In essence there was no equal access to electronic media as ZANU PF got most of positive coverage. Even in instances where the MDC offered to pay for air time in the form of advertisements, these advertisements never saw the light of day. The electorate had to contend with biased unbalanced information.
One of the contentious issues that the MDC was pushing before the elections, was that of reform of the media. The parties to the GPA had agreed this was essential before the country could hold a free, fair and credible election. Just like the state sector reforms, media reforms were resisted by ZANU PF hence the country went for this landmark election without the reforms.
g. The security forces:
The security forces must be as impartial as possible. Members of the security forces must stay away from political parties’ campaign and must desist from uttering words that may be deemed to intimidate or supportive of other political parties. In fact such officers must be summarily be dismissed and disciplinary action taken against them.

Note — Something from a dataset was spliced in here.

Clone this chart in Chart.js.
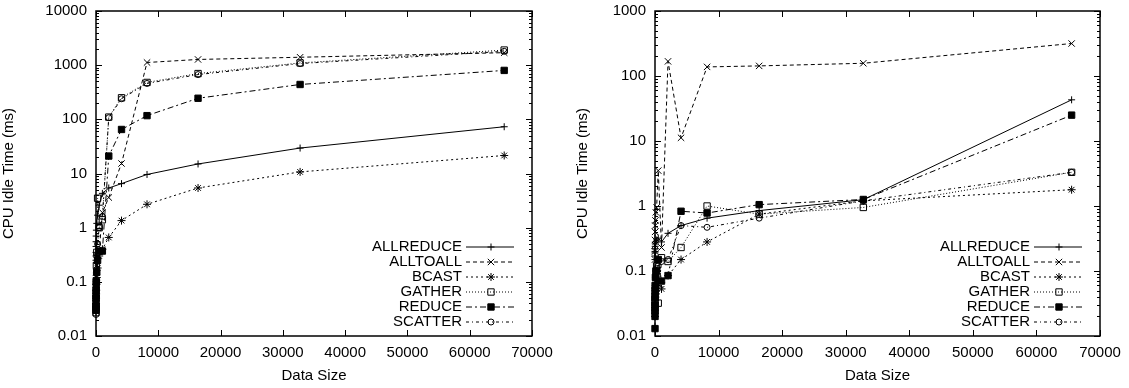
<!DOCTYPE html>
<html>
<head>
<meta charset="utf-8">
<script src="https://cdn.jsdelivr.net/npm/chart.js@4.4.0/dist/chart.umd.min.js"></script>
<style>
  html, body { margin: 0; padding: 0; background: #fff; }
  body { width: 1129px; height: 388px; position: relative; overflow: hidden; }
  .panel { position: absolute; top: 0; height: 388px; }
  #left { left: 0; width: 560px; }
  #right { left: 560px; width: 569px; }
</style>
</head>
<body>
<div class="panel" id="left"><canvas id="chartLeft"></canvas></div>
<div class="panel" id="right"><canvas id="chartRight"></canvas></div>
<script>
// message sizes (x)
const dataSizes = [1, 2, 4, 8, 16, 32, 64, 128, 256, 512, 1024, 2048, 4096, 8192, 16384, 32768, 65536];
const seriesNames = ['ALLREDUCE', 'ALLTOALL', 'BCAST', 'GATHER', 'REDUCE', 'SCATTER'];

// left plot
const leftAllreduce = [0.25, 0.3, 0.35, 0.45, 0.55, 0.7, 0.9, 1.2, 1.7, 2.6, 4.3, 5.4, 6.5, 9.6, 15, 29.5, 73];
const leftAlltoall  = [0.06, 0.07, 0.08, 0.1, 0.12, 0.15, 0.2, 0.25, 0.3, 0.36, 1.9, 3.6, 15.3, 1120, 1275, 1400, 1700];
const leftBcast     = [0.03, 0.035, 0.04, 0.05, 0.06, 0.07, 0.09, 0.12, 0.18, 0.3, 0.4, 0.66, 1.35, 2.7, 5.4, 10.7, 21.5];
const leftGather    = [0.027, 0.03, 0.035, 0.05, 0.07, 0.1, 0.2, 0.35, 3.5, 1.0, 1.4, 110, 250, 480, 700, 1100, 1900];
const leftReduce    = [0.03, 0.035, 0.04, 0.05, 0.06, 0.08, 0.1, 0.15, 0.25, 0.37, 0.37, 21, 65, 117, 245, 440, 800];
const leftScatter   = [0.025, 0.03, 0.04, 0.05, 0.07, 0.1, 0.15, 0.3, 0.5, 1.0, 1.6, 107, 240, 460, 670, 1070, 1800];

// right plot
const rightAllreduce = [0.15, 0.17, 0.19, 0.2, 0.22, 0.24, 0.26, 0.28, 0.3, 0.32, 0.28, 0.38, 0.5, 0.65, 0.85, 1.25, 43];
const rightAlltoall  = [0.15, 0.2, 0.25, 0.3, 0.4, 0.5, 0.6, 0.8, 0.95, 3.5, 0.23, 168, 11.2, 138, 143, 157, 316];
const rightBcast     = [0.02, 0.022, 0.025, 0.03, 0.035, 0.04, 0.045, 0.05, 0.06, 0.07, 0.053, 0.085, 0.15, 0.28, 0.75, 1.2, 1.78];
const rightGather    = [0.025, 0.03, 0.035, 0.04, 0.05, 0.06, 0.08, 0.1, 0.12, 0.032, 0.16, 0.14, 0.23, 1.0, 0.75, 0.95, 3.3];
const rightReduce    = [0.013, 0.02, 0.025, 0.03, 0.04, 0.05, 0.06, 0.08, 0.1, 0.15, 0.07, 0.085, 0.83, 0.78, 1.05, 1.26, 25];
const rightScatter   = [0.02, 0.025, 0.03, 0.04, 0.05, 0.06, 0.08, 0.1, 0.11, 0.12, 0.14, 0.15, 0.5, 0.47, 0.65, 1.2, 3.3];

// axis ticks
const xTicks = [0, 10000, 20000, 30000, 40000, 50000, 60000, 70000];
const leftYTicks = [0.01, 0.1, 1, 10, 100, 1000, 10000];
const rightYTicks = [0.01, 0.1, 1, 10, 100, 1000];

const FONT = { family: '"Liberation Sans", Arial, sans-serif', size: 15 };

// gnuplot-like line / point styles
const styles = [
  { dash: [],            point: 'cross',    radius: 3.5, fill: '#000' },
  { dash: [4, 3],        point: 'crossRot', radius: 4.5, fill: '#000' },
  { dash: [2, 3],        point: 'star',     radius: 4,   fill: '#000' },
  { dash: [1, 2],        point: 'rect',     radius: 4.5, fill: 'rgba(0,0,0,0)' },
  { dash: [6, 3, 2, 3],  point: 'rect',     radius: 4.5, fill: '#000' },
  { dash: [3, 3, 1, 3],  point: 'circle',   radius: 3,   fill: 'rgba(0,0,0,0)' }
];

function makeDatasets(values) {
  return seriesNames.map((name, i) => ({
    label: name,
    data: dataSizes.map((s, j) => ({ x: s, y: values[i][j] })),
    borderColor: '#000',
    borderWidth: 1,
    borderDash: styles[i].dash,
    pointStyle: styles[i].point,
    pointRadius: styles[i].radius,
    pointBackgroundColor: styles[i].fill,
    pointBorderColor: '#000',
    pointBorderWidth: 1,
    tension: 0,
    fill: false,
    clip: false
  }));
}

// border + inward ticks on all four sides
const frameTicks = {
  id: 'frameTicks',
  afterDraw(chart) {
    const { ctx, chartArea: a, scales: { x, y } } = chart;
    ctx.save();
    ctx.strokeStyle = '#000';
    ctx.lineWidth = 1;
    ctx.beginPath();
    xTicks.forEach(v => {
      const px = Math.round(x.getPixelForValue(v)) + 0.5;
      ctx.moveTo(px, a.bottom); ctx.lineTo(px, a.bottom - 6);
      ctx.moveTo(px, a.top); ctx.lineTo(px, a.top + 6);
    });
    const lo = Math.round(Math.log10(y.min)), hi = Math.round(Math.log10(y.max));
    for (let d = lo; d <= hi; d++) {
      for (let m = 1; m <= 9; m++) {
        const v = m * Math.pow(10, d);
        if (v > y.max * 1.0001) break;
        const len = m === 1 ? 6 : 3;
        const py = Math.round(y.getPixelForValue(v)) + 0.5;
        ctx.moveTo(a.left, py); ctx.lineTo(a.left + len, py);
        ctx.moveTo(a.right, py); ctx.lineTo(a.right - len, py);
      }
    }
    ctx.stroke();
    ctx.lineWidth = 1.5;
    ctx.strokeRect(a.left, a.top, a.right - a.left, a.bottom - a.top);
    ctx.restore();
  }
};

// key in the lower right corner, text then line sample with the point
const gnuKey = {
  id: 'gnuKey',
  afterDatasetsDraw(chart) {
    const { ctx, chartArea: a } = chart;
    const n = chart.data.datasets.length;
    ctx.save();
    ctx.font = FONT.size + 'px ' + FONT.family;
    ctx.textAlign = 'right';
    ctx.textBaseline = 'middle';
    chart.data.datasets.forEach((ds, i) => {
      const rowY = a.bottom - 14 - 15 * (n - 1 - i);
      ctx.fillStyle = '#000';
      ctx.fillText(ds.label, a.right - 70, rowY);
      ctx.beginPath();
      ctx.strokeStyle = '#000';
      ctx.lineWidth = 1;
      ctx.setLineDash(ds.borderDash);
      ctx.moveTo(a.right - 66, rowY);
      ctx.lineTo(a.right - 18, rowY);
      ctx.stroke();
      ctx.setLineDash([]);
      ctx.fillStyle = ds.pointBackgroundColor;
      Chart.helpers.drawPoint(ctx, { pointStyle: ds.pointStyle, radius: ds.pointRadius, rotation: 0, borderWidth: 1 }, a.right - 41, rowY);
    });
    ctx.restore();
  }
};

function makeChart(id, values, yTicks, yWidth, padLeft, padRight) {
  new Chart(document.getElementById(id), {
    type: 'line',
    data: { datasets: makeDatasets(values) },
    plugins: [frameTicks, gnuKey],
    options: {
      responsive: true,
      maintainAspectRatio: false,
      animation: false,
      layout: { padding: { left: padLeft, right: padRight, top: 11, bottom: 0 } },
      plugins: { legend: { display: false }, tooltip: { enabled: false } },
      scales: {
        x: {
          type: 'linear',
          min: 0,
          max: 70000,
          afterBuildTicks: s => { s.ticks = xTicks.map(v => ({ value: v })); },
          afterFit: s => { s.height = 52; s.paddingLeft = 0; s.paddingRight = 0; },
          ticks: { callback: v => String(v), font: FONT, color: '#000', padding: 8, maxRotation: 0, autoSkip: false },
          grid: { display: false, drawTicks: false },
          border: { display: false },
          title: { display: true, text: 'Data Size', font: FONT, color: '#000', padding: { top: 0, bottom: 3 } }
        },
        y: {
          type: 'logarithmic',
          min: yTicks[0],
          max: yTicks[yTicks.length - 1],
          afterBuildTicks: s => { s.ticks = yTicks.map(v => ({ value: v })); },
          afterFit: s => { s.width = yWidth; s.paddingTop = 0; s.paddingBottom = 0; },
          ticks: { callback: v => String(v), font: FONT, color: '#000', padding: 9, autoSkip: false },
          grid: { display: false, drawTicks: false },
          border: { display: false },
          title: { display: true, text: 'CPU Idle Time (ms)', font: FONT, color: '#000', padding: { top: 0, bottom: 0 } }
        }
      }
    }
  });
}

makeChart('chartLeft',
  [leftAllreduce, leftAlltoall, leftBcast, leftGather, leftReduce, leftScatter],
  leftYTicks, 96, 0, 28);
makeChart('chartRight',
  [rightAllreduce, rightAlltoall, rightBcast, rightGather, rightReduce, rightScatter],
  rightYTicks, 81, 14, 29);
</script>
</body>
</html>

While the ZCTU commends Zimbabweans for a peaceful plebiscite, that alone cannot be used to judge the freeness and fairness of an election. Among other shortcomings earlier mentioned (including the failure to implement provisions of the GPA), the use of voting slips that could be abused as well as the non availability of the voters’ roll until the eve of an election points to a sinister motive by those running the elections. The ZCTU believes that the elections were stage managed and Zimbabweans were taken on a garden path.
On the basis of the above assessment, the ZCTU therefore concludes that the 2013 elections, besides lacking credibility, were neither free nor fair.